● **Data lines**
= = =

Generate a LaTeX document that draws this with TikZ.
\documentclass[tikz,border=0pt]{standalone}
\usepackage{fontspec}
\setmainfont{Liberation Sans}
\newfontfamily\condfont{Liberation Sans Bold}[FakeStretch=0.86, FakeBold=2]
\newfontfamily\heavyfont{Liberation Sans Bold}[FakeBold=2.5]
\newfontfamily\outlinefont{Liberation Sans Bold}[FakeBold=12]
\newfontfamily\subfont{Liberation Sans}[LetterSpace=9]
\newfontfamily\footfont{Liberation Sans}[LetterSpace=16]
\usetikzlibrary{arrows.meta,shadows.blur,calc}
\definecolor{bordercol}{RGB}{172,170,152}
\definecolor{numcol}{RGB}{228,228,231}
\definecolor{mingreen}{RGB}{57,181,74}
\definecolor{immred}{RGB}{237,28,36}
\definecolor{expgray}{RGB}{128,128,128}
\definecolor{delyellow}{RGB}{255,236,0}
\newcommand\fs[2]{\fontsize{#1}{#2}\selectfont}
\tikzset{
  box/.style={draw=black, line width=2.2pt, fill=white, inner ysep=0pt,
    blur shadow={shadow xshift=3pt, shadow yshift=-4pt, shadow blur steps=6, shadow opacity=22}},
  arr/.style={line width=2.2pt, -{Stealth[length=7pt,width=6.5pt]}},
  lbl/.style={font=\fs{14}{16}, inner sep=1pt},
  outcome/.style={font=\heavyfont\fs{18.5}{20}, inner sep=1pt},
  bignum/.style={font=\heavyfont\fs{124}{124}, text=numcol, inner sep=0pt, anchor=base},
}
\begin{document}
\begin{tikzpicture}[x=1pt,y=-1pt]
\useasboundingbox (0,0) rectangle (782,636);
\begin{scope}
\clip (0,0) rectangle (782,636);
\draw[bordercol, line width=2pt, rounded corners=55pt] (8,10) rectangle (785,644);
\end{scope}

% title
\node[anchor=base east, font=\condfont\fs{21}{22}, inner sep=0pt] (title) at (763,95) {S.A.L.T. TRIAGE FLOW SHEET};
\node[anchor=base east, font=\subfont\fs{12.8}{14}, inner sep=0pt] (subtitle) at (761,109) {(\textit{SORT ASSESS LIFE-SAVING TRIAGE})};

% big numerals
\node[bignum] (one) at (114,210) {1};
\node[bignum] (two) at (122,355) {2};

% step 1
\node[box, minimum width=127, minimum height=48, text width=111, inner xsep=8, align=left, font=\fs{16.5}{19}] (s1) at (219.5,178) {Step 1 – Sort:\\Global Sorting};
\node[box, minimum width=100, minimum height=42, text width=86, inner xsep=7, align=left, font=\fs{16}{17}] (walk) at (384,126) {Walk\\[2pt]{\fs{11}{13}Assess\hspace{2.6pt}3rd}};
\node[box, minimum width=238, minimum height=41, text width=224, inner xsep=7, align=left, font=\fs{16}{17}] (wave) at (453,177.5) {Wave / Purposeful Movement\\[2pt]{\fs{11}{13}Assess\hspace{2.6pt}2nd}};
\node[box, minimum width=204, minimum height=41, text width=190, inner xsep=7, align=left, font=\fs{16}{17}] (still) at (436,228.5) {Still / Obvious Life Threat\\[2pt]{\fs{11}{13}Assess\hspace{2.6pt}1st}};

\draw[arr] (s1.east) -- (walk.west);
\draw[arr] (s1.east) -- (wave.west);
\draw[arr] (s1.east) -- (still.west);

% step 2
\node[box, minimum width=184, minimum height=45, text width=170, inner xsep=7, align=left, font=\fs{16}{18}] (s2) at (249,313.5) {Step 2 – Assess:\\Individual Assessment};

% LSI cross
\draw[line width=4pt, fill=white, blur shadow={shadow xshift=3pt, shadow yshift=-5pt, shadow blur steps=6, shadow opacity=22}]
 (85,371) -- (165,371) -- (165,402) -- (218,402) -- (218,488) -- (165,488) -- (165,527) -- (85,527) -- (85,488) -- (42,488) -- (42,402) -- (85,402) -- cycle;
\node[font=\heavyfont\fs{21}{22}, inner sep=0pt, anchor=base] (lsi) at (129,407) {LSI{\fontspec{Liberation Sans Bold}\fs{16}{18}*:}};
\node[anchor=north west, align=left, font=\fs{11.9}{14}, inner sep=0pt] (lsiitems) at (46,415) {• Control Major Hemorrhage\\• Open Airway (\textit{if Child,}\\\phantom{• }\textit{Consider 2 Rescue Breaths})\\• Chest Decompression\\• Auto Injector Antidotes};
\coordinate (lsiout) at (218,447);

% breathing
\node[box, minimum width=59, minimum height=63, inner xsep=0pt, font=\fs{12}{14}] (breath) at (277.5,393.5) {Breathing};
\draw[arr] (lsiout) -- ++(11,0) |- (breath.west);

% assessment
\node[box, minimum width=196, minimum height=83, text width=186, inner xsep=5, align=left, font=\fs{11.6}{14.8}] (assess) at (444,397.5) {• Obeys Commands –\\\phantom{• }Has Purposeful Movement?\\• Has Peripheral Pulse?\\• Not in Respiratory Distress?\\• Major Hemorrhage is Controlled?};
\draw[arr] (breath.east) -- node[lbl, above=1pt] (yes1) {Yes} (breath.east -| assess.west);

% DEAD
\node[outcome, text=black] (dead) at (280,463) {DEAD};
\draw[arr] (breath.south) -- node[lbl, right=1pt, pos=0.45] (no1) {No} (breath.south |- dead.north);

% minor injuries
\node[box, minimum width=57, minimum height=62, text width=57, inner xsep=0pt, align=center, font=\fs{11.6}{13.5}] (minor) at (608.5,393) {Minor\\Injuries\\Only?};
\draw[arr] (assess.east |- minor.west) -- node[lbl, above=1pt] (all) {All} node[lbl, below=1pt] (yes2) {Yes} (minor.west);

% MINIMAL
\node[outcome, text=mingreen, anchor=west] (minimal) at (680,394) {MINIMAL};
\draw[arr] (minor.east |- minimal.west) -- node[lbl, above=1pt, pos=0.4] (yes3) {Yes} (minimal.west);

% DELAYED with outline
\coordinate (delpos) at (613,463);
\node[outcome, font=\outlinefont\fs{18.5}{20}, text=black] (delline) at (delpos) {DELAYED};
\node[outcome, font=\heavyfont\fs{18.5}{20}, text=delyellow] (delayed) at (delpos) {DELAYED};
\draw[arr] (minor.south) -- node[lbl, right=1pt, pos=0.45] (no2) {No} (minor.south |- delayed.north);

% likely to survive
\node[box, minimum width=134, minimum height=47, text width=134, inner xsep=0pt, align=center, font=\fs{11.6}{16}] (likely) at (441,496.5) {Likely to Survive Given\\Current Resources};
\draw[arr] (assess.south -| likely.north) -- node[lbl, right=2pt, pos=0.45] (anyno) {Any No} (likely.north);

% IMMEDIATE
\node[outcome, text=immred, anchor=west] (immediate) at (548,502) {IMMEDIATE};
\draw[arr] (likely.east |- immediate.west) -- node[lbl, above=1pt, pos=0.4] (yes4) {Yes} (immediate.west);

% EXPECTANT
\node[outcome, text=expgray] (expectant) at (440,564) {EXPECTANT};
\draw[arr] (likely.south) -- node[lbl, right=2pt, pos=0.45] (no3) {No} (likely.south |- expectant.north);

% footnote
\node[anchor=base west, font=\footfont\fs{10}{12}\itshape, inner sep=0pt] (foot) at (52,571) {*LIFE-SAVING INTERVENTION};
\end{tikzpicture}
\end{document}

= = =

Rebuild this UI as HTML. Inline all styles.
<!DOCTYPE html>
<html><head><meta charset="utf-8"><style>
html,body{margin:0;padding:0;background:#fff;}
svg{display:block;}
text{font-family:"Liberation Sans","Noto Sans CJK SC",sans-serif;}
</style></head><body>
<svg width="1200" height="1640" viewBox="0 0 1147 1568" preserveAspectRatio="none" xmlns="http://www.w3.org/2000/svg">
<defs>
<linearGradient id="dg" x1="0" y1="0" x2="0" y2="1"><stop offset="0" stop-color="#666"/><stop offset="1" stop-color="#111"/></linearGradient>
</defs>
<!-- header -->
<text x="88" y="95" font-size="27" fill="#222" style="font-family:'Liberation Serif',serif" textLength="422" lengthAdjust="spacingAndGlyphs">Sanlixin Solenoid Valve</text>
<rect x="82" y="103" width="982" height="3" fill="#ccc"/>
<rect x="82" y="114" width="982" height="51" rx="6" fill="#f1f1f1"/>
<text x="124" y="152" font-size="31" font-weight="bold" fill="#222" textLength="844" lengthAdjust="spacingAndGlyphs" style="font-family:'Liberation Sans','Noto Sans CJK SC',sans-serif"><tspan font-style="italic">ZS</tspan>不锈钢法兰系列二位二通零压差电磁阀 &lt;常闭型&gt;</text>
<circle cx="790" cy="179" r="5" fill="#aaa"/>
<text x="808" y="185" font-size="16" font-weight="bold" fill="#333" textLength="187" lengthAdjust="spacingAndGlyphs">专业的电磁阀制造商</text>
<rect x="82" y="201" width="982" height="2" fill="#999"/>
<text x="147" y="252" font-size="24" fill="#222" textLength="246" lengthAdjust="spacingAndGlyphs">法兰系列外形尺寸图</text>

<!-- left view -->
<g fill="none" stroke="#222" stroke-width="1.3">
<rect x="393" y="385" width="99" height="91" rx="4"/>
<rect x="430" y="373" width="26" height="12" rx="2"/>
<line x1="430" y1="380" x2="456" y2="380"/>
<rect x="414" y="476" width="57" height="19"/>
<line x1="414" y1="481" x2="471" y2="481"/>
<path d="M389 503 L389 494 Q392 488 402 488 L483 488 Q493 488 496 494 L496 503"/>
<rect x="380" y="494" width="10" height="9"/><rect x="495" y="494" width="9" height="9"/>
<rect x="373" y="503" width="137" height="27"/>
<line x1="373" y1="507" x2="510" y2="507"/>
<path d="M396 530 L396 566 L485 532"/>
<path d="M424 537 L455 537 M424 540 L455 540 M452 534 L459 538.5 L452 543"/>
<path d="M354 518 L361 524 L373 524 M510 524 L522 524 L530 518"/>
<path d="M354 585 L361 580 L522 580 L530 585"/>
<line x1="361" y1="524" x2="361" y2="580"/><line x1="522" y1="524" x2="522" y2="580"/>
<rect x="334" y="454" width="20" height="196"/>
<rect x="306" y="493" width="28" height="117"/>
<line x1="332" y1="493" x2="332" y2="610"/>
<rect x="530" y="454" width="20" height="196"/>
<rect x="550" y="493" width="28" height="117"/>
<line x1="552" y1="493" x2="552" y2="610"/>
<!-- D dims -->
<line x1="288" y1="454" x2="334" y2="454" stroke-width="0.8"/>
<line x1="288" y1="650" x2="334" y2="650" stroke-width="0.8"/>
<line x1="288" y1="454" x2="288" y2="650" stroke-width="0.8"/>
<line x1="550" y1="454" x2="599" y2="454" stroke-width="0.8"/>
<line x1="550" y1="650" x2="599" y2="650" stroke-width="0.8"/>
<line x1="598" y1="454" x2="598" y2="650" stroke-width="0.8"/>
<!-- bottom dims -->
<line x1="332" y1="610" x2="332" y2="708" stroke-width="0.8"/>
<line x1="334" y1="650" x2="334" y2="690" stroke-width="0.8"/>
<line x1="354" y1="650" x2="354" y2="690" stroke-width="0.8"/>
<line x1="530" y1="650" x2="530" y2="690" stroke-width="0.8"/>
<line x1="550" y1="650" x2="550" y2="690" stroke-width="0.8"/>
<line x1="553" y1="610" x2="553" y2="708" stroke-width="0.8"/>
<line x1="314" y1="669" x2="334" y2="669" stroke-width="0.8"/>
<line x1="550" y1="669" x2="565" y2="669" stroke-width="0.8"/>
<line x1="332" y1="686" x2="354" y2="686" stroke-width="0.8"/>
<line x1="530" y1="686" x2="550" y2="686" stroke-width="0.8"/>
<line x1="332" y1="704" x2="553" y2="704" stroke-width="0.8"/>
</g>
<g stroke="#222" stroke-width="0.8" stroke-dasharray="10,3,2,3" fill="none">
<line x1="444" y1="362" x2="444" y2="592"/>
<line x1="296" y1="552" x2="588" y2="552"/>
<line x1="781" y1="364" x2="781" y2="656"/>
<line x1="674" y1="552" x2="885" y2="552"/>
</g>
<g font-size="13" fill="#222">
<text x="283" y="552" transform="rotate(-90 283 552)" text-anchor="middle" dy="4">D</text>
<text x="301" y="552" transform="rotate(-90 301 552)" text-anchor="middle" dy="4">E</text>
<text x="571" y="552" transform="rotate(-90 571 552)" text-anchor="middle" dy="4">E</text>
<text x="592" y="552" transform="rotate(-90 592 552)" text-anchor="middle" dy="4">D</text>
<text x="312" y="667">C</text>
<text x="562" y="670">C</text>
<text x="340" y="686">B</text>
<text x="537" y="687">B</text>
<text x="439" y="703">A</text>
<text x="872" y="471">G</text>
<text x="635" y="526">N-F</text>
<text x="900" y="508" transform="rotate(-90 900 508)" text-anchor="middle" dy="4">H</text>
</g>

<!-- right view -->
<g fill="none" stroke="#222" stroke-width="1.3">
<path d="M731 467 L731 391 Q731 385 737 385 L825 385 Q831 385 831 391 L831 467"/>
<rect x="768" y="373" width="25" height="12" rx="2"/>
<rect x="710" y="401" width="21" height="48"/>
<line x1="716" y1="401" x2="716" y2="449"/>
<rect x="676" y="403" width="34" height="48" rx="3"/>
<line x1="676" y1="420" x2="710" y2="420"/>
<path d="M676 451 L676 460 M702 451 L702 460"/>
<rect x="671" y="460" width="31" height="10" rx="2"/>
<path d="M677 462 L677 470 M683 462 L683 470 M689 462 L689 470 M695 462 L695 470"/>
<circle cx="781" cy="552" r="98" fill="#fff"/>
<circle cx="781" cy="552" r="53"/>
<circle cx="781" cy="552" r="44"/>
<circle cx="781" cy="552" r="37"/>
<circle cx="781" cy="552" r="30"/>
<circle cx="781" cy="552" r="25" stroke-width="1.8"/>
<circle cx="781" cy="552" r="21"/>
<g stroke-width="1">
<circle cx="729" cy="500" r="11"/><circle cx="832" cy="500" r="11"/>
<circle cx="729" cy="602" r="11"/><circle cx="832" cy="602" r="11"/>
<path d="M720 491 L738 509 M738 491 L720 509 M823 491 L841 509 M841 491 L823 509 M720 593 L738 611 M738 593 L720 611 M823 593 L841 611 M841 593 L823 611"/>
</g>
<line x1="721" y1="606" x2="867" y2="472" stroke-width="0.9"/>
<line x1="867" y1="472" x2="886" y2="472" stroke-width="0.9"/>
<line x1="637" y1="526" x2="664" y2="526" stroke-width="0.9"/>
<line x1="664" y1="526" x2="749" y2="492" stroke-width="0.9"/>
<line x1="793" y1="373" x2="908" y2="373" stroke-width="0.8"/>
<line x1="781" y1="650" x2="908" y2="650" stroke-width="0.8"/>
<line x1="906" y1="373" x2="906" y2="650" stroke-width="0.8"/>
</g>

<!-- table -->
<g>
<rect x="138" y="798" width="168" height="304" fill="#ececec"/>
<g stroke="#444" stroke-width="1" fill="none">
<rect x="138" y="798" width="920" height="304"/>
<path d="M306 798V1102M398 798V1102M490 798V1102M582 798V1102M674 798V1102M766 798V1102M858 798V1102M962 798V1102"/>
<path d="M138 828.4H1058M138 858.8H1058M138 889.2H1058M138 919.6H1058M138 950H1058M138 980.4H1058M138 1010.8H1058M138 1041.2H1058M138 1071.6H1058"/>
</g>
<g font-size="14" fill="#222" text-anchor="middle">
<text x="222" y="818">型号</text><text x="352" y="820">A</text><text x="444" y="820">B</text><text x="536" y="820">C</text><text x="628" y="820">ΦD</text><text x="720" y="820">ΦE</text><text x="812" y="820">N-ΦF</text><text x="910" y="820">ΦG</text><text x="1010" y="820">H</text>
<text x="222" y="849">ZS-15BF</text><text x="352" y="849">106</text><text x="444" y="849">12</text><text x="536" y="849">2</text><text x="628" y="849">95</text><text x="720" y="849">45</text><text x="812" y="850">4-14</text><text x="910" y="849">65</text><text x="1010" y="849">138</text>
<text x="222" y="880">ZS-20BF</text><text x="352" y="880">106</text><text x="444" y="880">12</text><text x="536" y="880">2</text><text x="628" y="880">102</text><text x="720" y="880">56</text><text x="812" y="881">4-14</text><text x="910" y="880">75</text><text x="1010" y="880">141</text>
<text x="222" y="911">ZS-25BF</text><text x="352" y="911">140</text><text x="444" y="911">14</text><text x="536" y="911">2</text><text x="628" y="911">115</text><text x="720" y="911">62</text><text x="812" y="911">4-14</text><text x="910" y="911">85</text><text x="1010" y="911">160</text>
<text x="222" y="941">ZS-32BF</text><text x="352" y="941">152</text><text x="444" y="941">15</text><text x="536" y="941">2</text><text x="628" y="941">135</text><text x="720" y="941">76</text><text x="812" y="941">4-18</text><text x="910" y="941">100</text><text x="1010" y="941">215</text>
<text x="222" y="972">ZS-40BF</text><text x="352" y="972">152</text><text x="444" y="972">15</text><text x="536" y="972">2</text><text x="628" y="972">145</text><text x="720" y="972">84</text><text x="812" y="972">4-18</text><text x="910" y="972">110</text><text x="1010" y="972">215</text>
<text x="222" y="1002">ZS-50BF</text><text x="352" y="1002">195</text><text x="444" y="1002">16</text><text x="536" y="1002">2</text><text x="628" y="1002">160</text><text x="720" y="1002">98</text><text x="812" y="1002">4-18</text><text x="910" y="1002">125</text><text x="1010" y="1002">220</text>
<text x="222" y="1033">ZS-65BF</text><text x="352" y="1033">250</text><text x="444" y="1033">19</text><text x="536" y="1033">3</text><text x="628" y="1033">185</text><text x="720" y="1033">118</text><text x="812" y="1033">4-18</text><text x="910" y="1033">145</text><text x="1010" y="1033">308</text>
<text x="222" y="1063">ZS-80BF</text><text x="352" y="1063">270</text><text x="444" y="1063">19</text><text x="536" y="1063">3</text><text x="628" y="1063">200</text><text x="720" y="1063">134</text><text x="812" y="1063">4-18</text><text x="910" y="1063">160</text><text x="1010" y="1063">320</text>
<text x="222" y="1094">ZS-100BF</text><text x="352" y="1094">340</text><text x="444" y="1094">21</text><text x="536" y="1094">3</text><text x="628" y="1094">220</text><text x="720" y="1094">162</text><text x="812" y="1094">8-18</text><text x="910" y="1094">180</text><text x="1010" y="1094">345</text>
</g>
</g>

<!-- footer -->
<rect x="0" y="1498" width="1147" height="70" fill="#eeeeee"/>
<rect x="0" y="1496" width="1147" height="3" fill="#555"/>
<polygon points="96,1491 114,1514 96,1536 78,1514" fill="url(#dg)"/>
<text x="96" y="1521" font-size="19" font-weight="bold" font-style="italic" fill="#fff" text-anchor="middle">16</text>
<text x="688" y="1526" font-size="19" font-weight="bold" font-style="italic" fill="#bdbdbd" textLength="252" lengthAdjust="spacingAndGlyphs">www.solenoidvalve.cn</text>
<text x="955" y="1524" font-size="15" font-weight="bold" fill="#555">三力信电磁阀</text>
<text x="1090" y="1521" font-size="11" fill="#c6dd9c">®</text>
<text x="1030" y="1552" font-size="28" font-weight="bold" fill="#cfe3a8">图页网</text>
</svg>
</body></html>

= = =

Return only the stretch of the material above from the line holding "Generate a LaTeX" through the line holding "(two) at (122,355)", copied exactly.

● **Written solution**
Generate a LaTeX document that draws this with TikZ.
\documentclass[tikz,border=0pt]{standalone}
\usepackage{fontspec}
\setmainfont{Liberation Sans}
\newfontfamily\condfont{Liberation Sans Bold}[FakeStretch=0.86, FakeBold=2]
\newfontfamily\heavyfont{Liberation Sans Bold}[FakeBold=2.5]
\newfontfamily\outlinefont{Liberation Sans Bold}[FakeBold=12]
\newfontfamily\subfont{Liberation Sans}[LetterSpace=9]
\newfontfamily\footfont{Liberation Sans}[LetterSpace=16]
\usetikzlibrary{arrows.meta,shadows.blur,calc}
\definecolor{bordercol}{RGB}{172,170,152}
\definecolor{numcol}{RGB}{228,228,231}
\definecolor{mingreen}{RGB}{57,181,74}
\definecolor{immred}{RGB}{237,28,36}
\definecolor{expgray}{RGB}{128,128,128}
\definecolor{delyellow}{RGB}{255,236,0}
\newcommand\fs[2]{\fontsize{#1}{#2}\selectfont}
\tikzset{
  box/.style={draw=black, line width=2.2pt, fill=white, inner ysep=0pt,
    blur shadow={shadow xshift=3pt, shadow yshift=-4pt, shadow blur steps=6, shadow opacity=22}},
  arr/.style={line width=2.2pt, -{Stealth[length=7pt,width=6.5pt]}},
  lbl/.style={font=\fs{14}{16}, inner sep=1pt},
  outcome/.style={font=\heavyfont\fs{18.5}{20}, inner sep=1pt},
  bignum/.style={font=\heavyfont\fs{124}{124}, text=numcol, inner sep=0pt, anchor=base},
}
\begin{document}
\begin{tikzpicture}[x=1pt,y=-1pt]
\useasboundingbox (0,0) rectangle (782,636);
\begin{scope}
\clip (0,0) rectangle (782,636);
\draw[bordercol, line width=2pt, rounded corners=55pt] (8,10) rectangle (785,644);
\end{scope}

% title
\node[anchor=base east, font=\condfont\fs{21}{22}, inner sep=0pt] (title) at (763,95) {S.A.L.T. TRIAGE FLOW SHEET};
\node[anchor=base east, font=\subfont\fs{12.8}{14}, inner sep=0pt] (subtitle) at (761,109) {(\textit{SORT ASSESS LIFE-SAVING TRIAGE})};

% big numerals
\node[bignum] (one) at (114,210) {1};
\node[bignum] (two) at (122,355) {2};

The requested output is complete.